— JOB —
Using the entries shown below, output the line containing "Generate a Python", the line containing "ax = fig.add_axes([66", and every line between them, exactly. Pictures are omitted.
---------- SOURCE MATERIAL ----------
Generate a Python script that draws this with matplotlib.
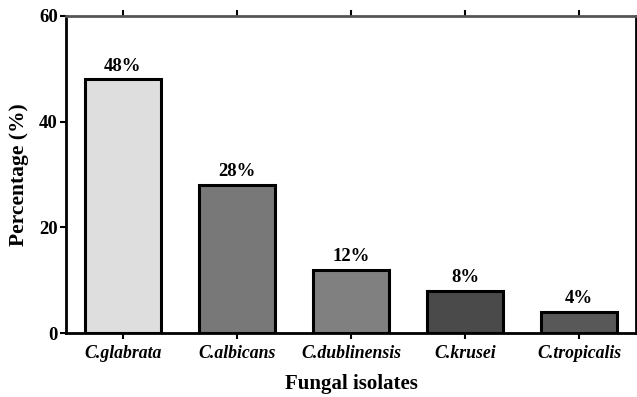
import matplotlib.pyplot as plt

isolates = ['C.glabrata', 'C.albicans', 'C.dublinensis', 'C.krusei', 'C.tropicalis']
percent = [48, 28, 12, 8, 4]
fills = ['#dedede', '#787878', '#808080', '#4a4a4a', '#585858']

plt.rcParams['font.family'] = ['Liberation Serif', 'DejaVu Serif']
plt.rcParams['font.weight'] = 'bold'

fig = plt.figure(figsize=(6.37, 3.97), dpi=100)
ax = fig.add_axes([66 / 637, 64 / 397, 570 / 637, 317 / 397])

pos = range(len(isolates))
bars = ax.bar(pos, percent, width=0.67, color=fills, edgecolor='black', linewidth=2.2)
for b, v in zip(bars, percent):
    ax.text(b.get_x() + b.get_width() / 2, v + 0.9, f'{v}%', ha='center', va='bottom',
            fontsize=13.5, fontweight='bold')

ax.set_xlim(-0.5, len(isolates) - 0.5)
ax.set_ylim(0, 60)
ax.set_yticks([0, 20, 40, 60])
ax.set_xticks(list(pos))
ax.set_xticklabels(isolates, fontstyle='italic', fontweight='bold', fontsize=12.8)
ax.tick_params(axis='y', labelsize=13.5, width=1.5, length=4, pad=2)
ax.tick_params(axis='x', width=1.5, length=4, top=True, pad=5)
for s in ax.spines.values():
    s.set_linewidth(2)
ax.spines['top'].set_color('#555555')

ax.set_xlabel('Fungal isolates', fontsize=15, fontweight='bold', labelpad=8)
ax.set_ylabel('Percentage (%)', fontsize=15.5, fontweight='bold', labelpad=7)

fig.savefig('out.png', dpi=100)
----------
---------- SOURCE MATERIAL ----------
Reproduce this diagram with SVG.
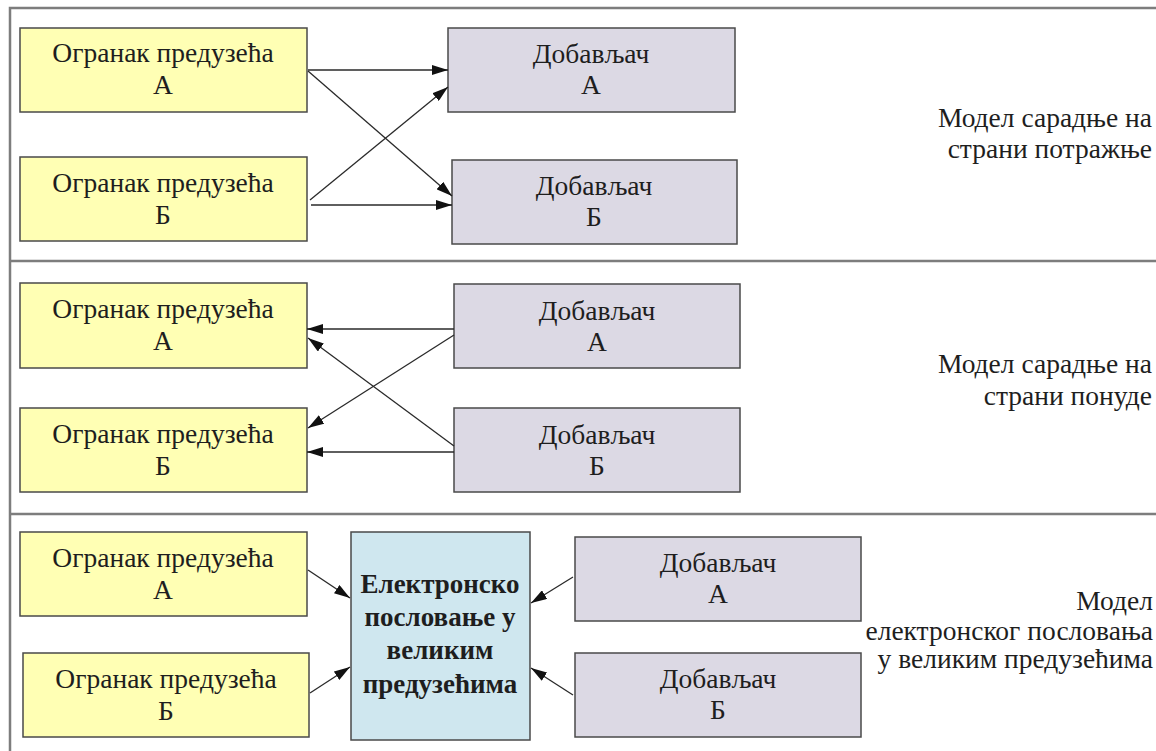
----------
---------- SOURCE MATERIAL ----------
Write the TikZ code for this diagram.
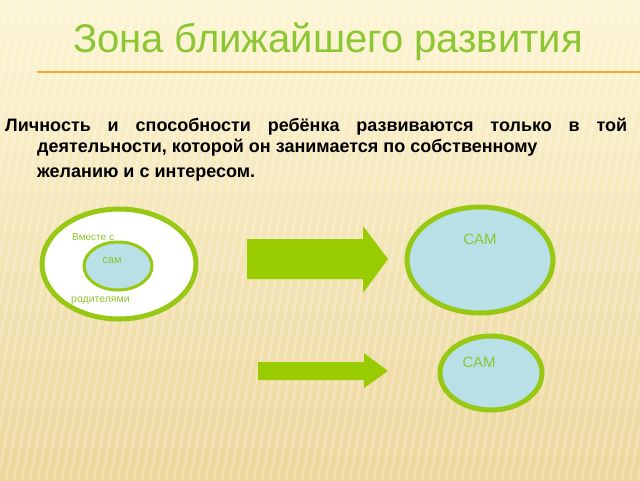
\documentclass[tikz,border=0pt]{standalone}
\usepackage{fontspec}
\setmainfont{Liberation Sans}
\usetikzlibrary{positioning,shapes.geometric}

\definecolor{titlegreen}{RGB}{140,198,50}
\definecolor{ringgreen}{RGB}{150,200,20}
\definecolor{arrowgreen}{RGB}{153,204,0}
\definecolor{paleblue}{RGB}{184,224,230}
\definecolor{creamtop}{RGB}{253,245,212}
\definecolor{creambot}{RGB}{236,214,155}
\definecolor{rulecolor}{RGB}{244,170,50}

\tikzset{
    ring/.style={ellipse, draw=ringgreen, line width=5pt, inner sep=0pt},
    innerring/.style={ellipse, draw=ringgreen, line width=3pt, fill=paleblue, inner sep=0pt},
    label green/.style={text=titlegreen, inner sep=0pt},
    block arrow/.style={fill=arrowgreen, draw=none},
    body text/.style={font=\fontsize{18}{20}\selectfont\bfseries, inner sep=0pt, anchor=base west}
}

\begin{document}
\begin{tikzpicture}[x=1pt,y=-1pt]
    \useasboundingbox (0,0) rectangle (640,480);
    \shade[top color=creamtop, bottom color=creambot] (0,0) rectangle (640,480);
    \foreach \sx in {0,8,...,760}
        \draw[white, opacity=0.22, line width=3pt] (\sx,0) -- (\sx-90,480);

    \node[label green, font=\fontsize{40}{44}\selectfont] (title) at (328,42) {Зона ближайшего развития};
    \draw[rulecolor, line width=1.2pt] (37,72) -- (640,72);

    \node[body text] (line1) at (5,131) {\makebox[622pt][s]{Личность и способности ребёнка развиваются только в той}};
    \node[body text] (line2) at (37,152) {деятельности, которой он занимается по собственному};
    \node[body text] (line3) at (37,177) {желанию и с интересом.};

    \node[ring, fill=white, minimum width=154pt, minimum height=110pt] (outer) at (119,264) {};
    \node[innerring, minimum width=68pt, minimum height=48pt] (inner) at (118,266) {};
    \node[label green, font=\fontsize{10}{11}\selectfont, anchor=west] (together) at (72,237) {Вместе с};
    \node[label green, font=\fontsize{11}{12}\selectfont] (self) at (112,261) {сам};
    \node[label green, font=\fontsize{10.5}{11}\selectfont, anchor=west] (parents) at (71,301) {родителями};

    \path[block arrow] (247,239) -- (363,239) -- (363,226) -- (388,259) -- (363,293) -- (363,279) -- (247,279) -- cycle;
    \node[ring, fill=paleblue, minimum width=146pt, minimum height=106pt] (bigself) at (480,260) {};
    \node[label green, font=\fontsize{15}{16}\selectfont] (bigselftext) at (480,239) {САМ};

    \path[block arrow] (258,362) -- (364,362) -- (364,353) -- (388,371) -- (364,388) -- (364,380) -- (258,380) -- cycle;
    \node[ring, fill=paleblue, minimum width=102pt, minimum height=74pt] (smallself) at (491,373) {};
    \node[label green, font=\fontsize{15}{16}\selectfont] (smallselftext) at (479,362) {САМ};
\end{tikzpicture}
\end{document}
----------
— EXERCISE ANSWER —
Generate a Python script that draws this with matplotlib.
import matplotlib.pyplot as plt

isolates = ['C.glabrata', 'C.albicans', 'C.dublinensis', 'C.krusei', 'C.tropicalis']
percent = [48, 28, 12, 8, 4]
fills = ['#dedede', '#787878', '#808080', '#4a4a4a', '#585858']

plt.rcParams['font.family'] = ['Liberation Serif', 'DejaVu Serif']
plt.rcParams['font.weight'] = 'bold'

fig = plt.figure(figsize=(6.37, 3.97), dpi=100)
ax = fig.add_axes([66 / 637, 64 / 397, 570 / 637, 317 / 397])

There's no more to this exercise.